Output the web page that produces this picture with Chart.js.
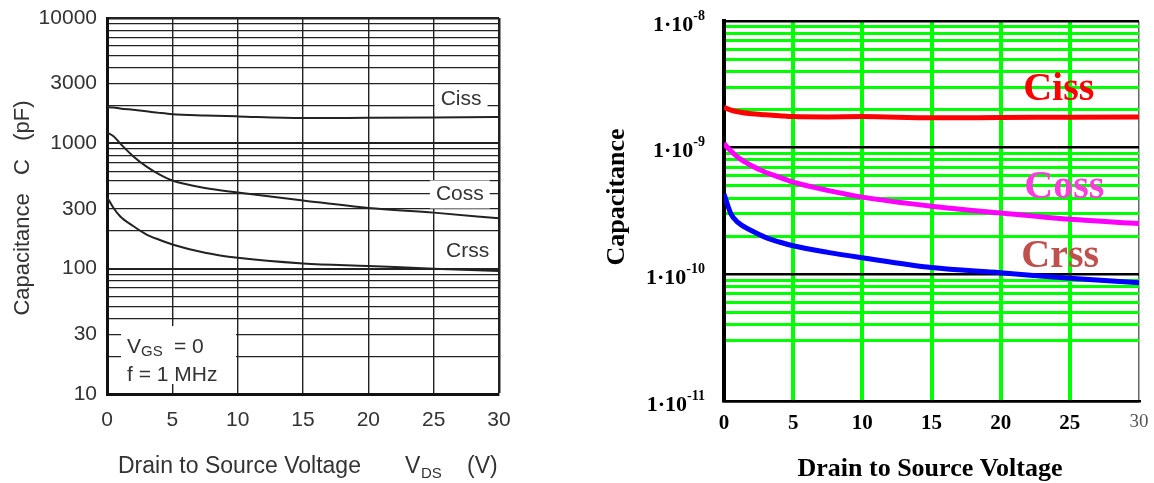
<!DOCTYPE html>
<html>
<head>
<meta charset="utf-8">
<script src="https://cdn.jsdelivr.net/npm/chart.js@4.4.1/dist/chart.umd.min.js"></script>
<style>
  body { margin: 0; background: #fff; width: 1154px; height: 483px; overflow: hidden; position: relative; }
  .panel { position: absolute; top: 0; height: 483px; }
</style>
</head>
<body>
<div class="panel" style="left:0;width:560px"><canvas id="leftChart"></canvas></div>
<div class="panel" style="left:580px;width:574px"><canvas id="rightChart"></canvas></div>
<script>
// drain-source voltage samples (V)
var vds = [0, 0.5, 1, 2, 3, 4, 5, 7.5, 10, 15, 20, 25, 30];

// datasheet curves, pF
var cissPF = [1950, 1930, 1900, 1850, 1800, 1750, 1710, 1670, 1640, 1590, 1600, 1610, 1620];
var cossPF = [1220, 1140, 1000, 790, 655, 565, 505, 440, 405, 350, 305, 280, 252];
var crssPF = [372, 305, 262, 219, 188, 170, 156, 134, 122, 110, 105, 100, 96];

// model curves, F
var cissF = [2.08e-9, 1.98e-9, 1.92e-9, 1.85e-9, 1.82e-9, 1.79e-9, 1.76e-9, 1.75e-9, 1.76e-9, 1.72e-9, 1.73e-9, 1.74e-9, 1.75e-9];
var cossF = [1.08e-9, 9.4e-10, 8.4e-10, 7.2e-10, 6.4e-10, 5.85e-10, 5.35e-10, 4.6e-10, 4.07e-10, 3.45e-10, 3.05e-10, 2.72e-10, 2.52e-10];
var crssF = [4.3e-10, 3.0e-10, 2.57e-10, 2.21e-10, 1.96e-10, 1.8e-10, 1.68e-10, 1.49e-10, 1.35e-10, 1.13e-10, 1.03e-10, 9.3e-11, 8.6e-11];

// axis ticks
var leftDecades = [10, 100, 1000];
var leftTickLabels = [10, 30, 100, 300, 1000, 3000, 10000];
var rightDecades = [1e-11, 1e-10, 1e-9];
var rightTickValues = [1e-11, 1e-10, 1e-9, 1e-8];
var rightTickExps = ['-11', '-10', '-9', '-8'];

var SANS = '"Liberation Sans", Arial, sans-serif';
var SERIF = '"Liberation Serif", "Times New Roman", serif';

function pts(ys) {
  return vds.map(function (v, i) { return { x: v, y: ys[i] }; });
}

function sameLog(a, b) {
  return Math.abs(Math.log10(a) - Math.log10(b)) < 1e-6;
}

// 1..9 lines in every decade, plus the top one
function gridValues(decades, skip) {
  var out = [];
  decades.forEach(function (d) {
    for (var m = 1; m <= 9; m++) {
      var v = d * m;
      if (skip && skip.some(function (s) { return sameLog(s, v); })) continue;
      out.push(v);
    }
  });
  out.push(decades[decades.length - 1] * 10);
  return out;
}

var leftGrid = gridValues(leftDecades);
var rightGrid = gridValues(rightDecades, [2e-11]);

function isDecade(v) {
  var l = Math.log10(v);
  return Math.abs(l - Math.round(l)) < 1e-6;
}

// keep tick labels from pushing the plot area around
function fixedSize(prop, size) {
  return function (s) {
    s[prop] = size;
    s.paddingTop = 0;
    s.paddingBottom = 0;
    s.paddingLeft = 0;
    s.paddingRight = 0;
  };
}

// ---------- left: datasheet plot ----------
var leftTags = [
  { text: 'Ciss', v: 27.1, c: 2270 },
  { text: 'Coss', v: 27.0, c: 391 },
  { text: 'Crss', v: 27.6, c: 137 }
];

var leftNotes = {
  id: 'leftNotes',
  beforeDatasetsDraw: function (chart) {
    var ctx = chart.ctx, sx = chart.scales.x, sy = chart.scales.y, a = chart.chartArea;
    ctx.save();
    ctx.font = '21px ' + SANS;
    ctx.fillStyle = '#fff';
    leftTags.forEach(function (t) {
      var w = ctx.measureText(t.text).width + 12;
      ctx.fillRect(sx.getPixelForValue(t.v) - w / 2, sy.getPixelForValue(t.c) - 14, w, 28);
    });
    // test conditions box
    ctx.fillRect(a.left + 14, a.bottom - 68, 115, 58);
    ctx.restore();
  },
  afterDraw: function (chart) {
    var ctx = chart.ctx, sx = chart.scales.x, sy = chart.scales.y, a = chart.chartArea;
    ctx.save();
    ctx.fillStyle = '#333';
    ctx.textBaseline = 'middle';
    ctx.textAlign = 'center';
    ctx.font = '21px ' + SANS;
    leftTags.forEach(function (t) {
      ctx.fillText(t.text, sx.getPixelForValue(t.v), sy.getPixelForValue(t.c));
    });

    ctx.textBaseline = 'alphabetic';
    ctx.textAlign = 'left';
    var bx = a.left + 20, by = a.bottom - 41;
    ctx.font = '21px ' + SANS;
    ctx.fillText('V', bx, by);
    ctx.font = '15px ' + SANS;
    ctx.fillText('GS', bx + 14, by + 3);
    ctx.font = '21px ' + SANS;
    ctx.fillText('= 0', bx + 47, by);
    ctx.fillText('f = 1 MHz', bx, by + 28);

    // x title
    ctx.font = '23px ' + SANS;
    ctx.fillText('Drain to Source Voltage', 118, 473);
    ctx.fillText('V', 405, 473);
    ctx.fillText('(V)', 467, 473);
    ctx.font = '15px ' + SANS;
    ctx.fillText('DS', 421, 478);

    // y title
    ctx.translate(23, 208);
    ctx.rotate(-Math.PI / 2);
    ctx.textAlign = 'center';
    ctx.textBaseline = 'middle';
    ctx.font = '22px ' + SANS;
    ctx.fillText('Capacitance   C   (pF)', 0, 0);
    ctx.restore();
  }
};

function leftLine(ys) {
  return {
    data: pts(ys),
    borderColor: '#222',
    borderWidth: 2,
    pointRadius: 0,
    tension: 0.4,
    cubicInterpolationMode: 'monotone'
  };
}

new Chart(document.getElementById('leftChart'), {
  type: 'line',
  data: { datasets: [leftLine(cissPF), leftLine(cossPF), leftLine(crssPF)] },
  options: {
    responsive: true,
    maintainAspectRatio: false,
    animation: false,
    events: [],
    layout: { padding: { top: 18, right: 61, bottom: 0, left: 0 } },
    plugins: { legend: { display: false }, tooltip: { enabled: false } },
    scales: {
      x: {
        type: 'linear',
        min: 0,
        max: 30,
        afterFit: fixedSize('height', 89),
        ticks: { stepSize: 5, color: '#333', padding: 14, font: { family: SANS, size: 21 } },
        border: { color: '#111', width: 3 },
        grid: {
          drawTicks: false,
          color: function (c) { return c.tick && c.tick.value === 0 ? 'rgba(0,0,0,0)' : '#222'; },
          lineWidth: function (c) { return c.tick && c.tick.value === 30 ? 2.5 : 1.4; }
        }
      },
      y: {
        type: 'logarithmic',
        min: 10,
        max: 10000,
        afterFit: fixedSize('width', 107),
        afterBuildTicks: function (s) {
          s.ticks = leftGrid.map(function (v) { return { value: v }; });
        },
        ticks: {
          autoSkip: false,
          color: '#333',
          padding: 10,
          font: { family: SANS, size: 21 },
          callback: function (v) {
            return leftTickLabels.some(function (t) { return sameLog(t, v); }) ? String(Math.round(v)) : '';
          }
        },
        border: { color: '#111', width: 3 },
        grid: {
          drawTicks: false,
          color: '#222',
          lineWidth: function (c) {
            if (!c.tick) return 1.2;
            if (c.tick.value >= 10000) return 2.5;
            return isDecade(c.tick.value) ? 2 : 1.2;
          }
        }
      }
    }
  },
  plugins: [leftNotes]
});

// ---------- right: model plot ----------
var rightTags = [
  { text: 'Ciss', v: 24.2, c: 2.85e-9, color: '#ff0000' },
  { text: 'Coss', v: 24.6, c: 4.81e-10, color: '#ff3ddd' },
  { text: 'Crss', v: 24.3, c: 1.37e-10, color: '#c0504d' }
];

var rightNotes = {
  id: 'rightNotes',
  afterDatasetsDraw: function (chart) {
    var ctx = chart.ctx, sx = chart.scales.x, sy = chart.scales.y;
    ctx.save();
    ctx.textAlign = 'center';
    ctx.textBaseline = 'middle';
    ctx.font = 'bold 40px ' + SERIF;
    rightTags.forEach(function (t) {
      ctx.fillStyle = t.color;
      ctx.fillText(t.text, sx.getPixelForValue(t.v), sy.getPixelForValue(t.c));
    });
    ctx.restore();
  },
  afterDraw: function (chart) {
    var ctx = chart.ctx, sy = chart.scales.y;
    ctx.save();
    ctx.fillStyle = '#000';

    // decade labels 1·10^n with a raised exponent
    var right = chart.chartArea.left - 19;
    ctx.textAlign = 'right';
    ctx.textBaseline = 'middle';
    rightTickValues.forEach(function (v, i) {
      var y = sy.getPixelForValue(v);
      ctx.font = 'bold 14px ' + SERIF;
      var ew = ctx.measureText(rightTickExps[i]).width;
      ctx.fillText(rightTickExps[i], right, y - 5);
      ctx.font = 'bold 22px ' + SERIF;
      ctx.fillText('1·10', right - ew, y + 4);
    });

    ctx.textAlign = 'center';
    ctx.font = 'bold 26px ' + SERIF;
    ctx.fillText('Drain to Source Voltage', 350, 469);
    ctx.translate(37, 197);
    ctx.rotate(-Math.PI / 2);
    ctx.fillText('Capacitance', 0, 0);
    ctx.restore();
  }
};

function rightLine(ys, color) {
  return {
    data: pts(ys),
    borderColor: color,
    borderWidth: 5,
    pointRadius: 0,
    tension: 0.35,
    cubicInterpolationMode: 'monotone'
  };
}

new Chart(document.getElementById('rightChart'), {
  type: 'line',
  data: {
    datasets: [
      rightLine(cissF, '#ff0000'),
      rightLine(cossF, '#ff00ff'),
      rightLine(crssF, '#0000ff')
    ]
  },
  options: {
    responsive: true,
    maintainAspectRatio: false,
    animation: false,
    events: [],
    layout: { padding: { top: 21, right: 15, bottom: 0, left: 0 } },
    plugins: { legend: { display: false }, tooltip: { enabled: false } },
    scales: {
      x: {
        type: 'linear',
        min: 0,
        max: 30,
        afterFit: fixedSize('height', 82),
        ticks: {
          stepSize: 5,
          padding: 10,
          color: function (c) { return c.tick && c.tick.value === 30 ? '#555' : '#000'; },
          font: function (c) {
            return c.tick && c.tick.value === 30
              ? { family: SERIF, size: 19, weight: 'normal' }
              : { family: SERIF, size: 21, weight: 'bold' };
          }
        },
        border: { color: '#000', width: 2.5 },
        grid: {
          drawTicks: false,
          color: function (c) {
            if (!c.tick || c.tick.value === 0) return 'rgba(0,0,0,0)';
            return c.tick.value === 30 ? '#666' : '#00ff00';
          },
          lineWidth: function (c) { return c.tick && c.tick.value === 30 ? 1.5 : 4; }
        }
      },
      y: {
        type: 'logarithmic',
        min: 1e-11,
        max: 1e-8,
        afterFit: fixedSize('width', 144),
        afterBuildTicks: function (s) {
          s.ticks = rightGrid.map(function (v) { return { value: v }; });
        },
        ticks: { display: false, autoSkip: false },
        border: { color: '#000', width: 4 },
        grid: {
          drawTicks: false,
          color: function (c) { return c.tick && isDecade(c.tick.value) ? '#000' : '#00ff00'; },
          lineWidth: function (c) { return c.tick && isDecade(c.tick.value) ? 2.5 : 3; }
        }
      }
    }
  },
  plugins: [rightNotes]
});
</script>
</body>
</html>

◆ What you have to do ◆
Please extract exactly the lines of the data, from the first through the line containing "105, 100, 96];", and add no pictures to the copy.

◆ Task result ◆
Output the web page that produces this picture with Chart.js.
<!DOCTYPE html>
<html>
<head>
<meta charset="utf-8">
<script src="https://cdn.jsdelivr.net/npm/chart.js@4.4.1/dist/chart.umd.min.js"></script>
<style>
  body { margin: 0; background: #fff; width: 1154px; height: 483px; overflow: hidden; position: relative; }
  .panel { position: absolute; top: 0; height: 483px; }
</style>
</head>
<body>
<div class="panel" style="left:0;width:560px"><canvas id="leftChart"></canvas></div>
<div class="panel" style="left:580px;width:574px"><canvas id="rightChart"></canvas></div>
<script>
// drain-source voltage samples (V)
var vds = [0, 0.5, 1, 2, 3, 4, 5, 7.5, 10, 15, 20, 25, 30];

// datasheet curves, pF
var cissPF = [1950, 1930, 1900, 1850, 1800, 1750, 1710, 1670, 1640, 1590, 1600, 1610, 1620];
var cossPF = [1220, 1140, 1000, 790, 655, 565, 505, 440, 405, 350, 305, 280, 252];
var crssPF = [372, 305, 262, 219, 188, 170, 156, 134, 122, 110, 105, 100, 96];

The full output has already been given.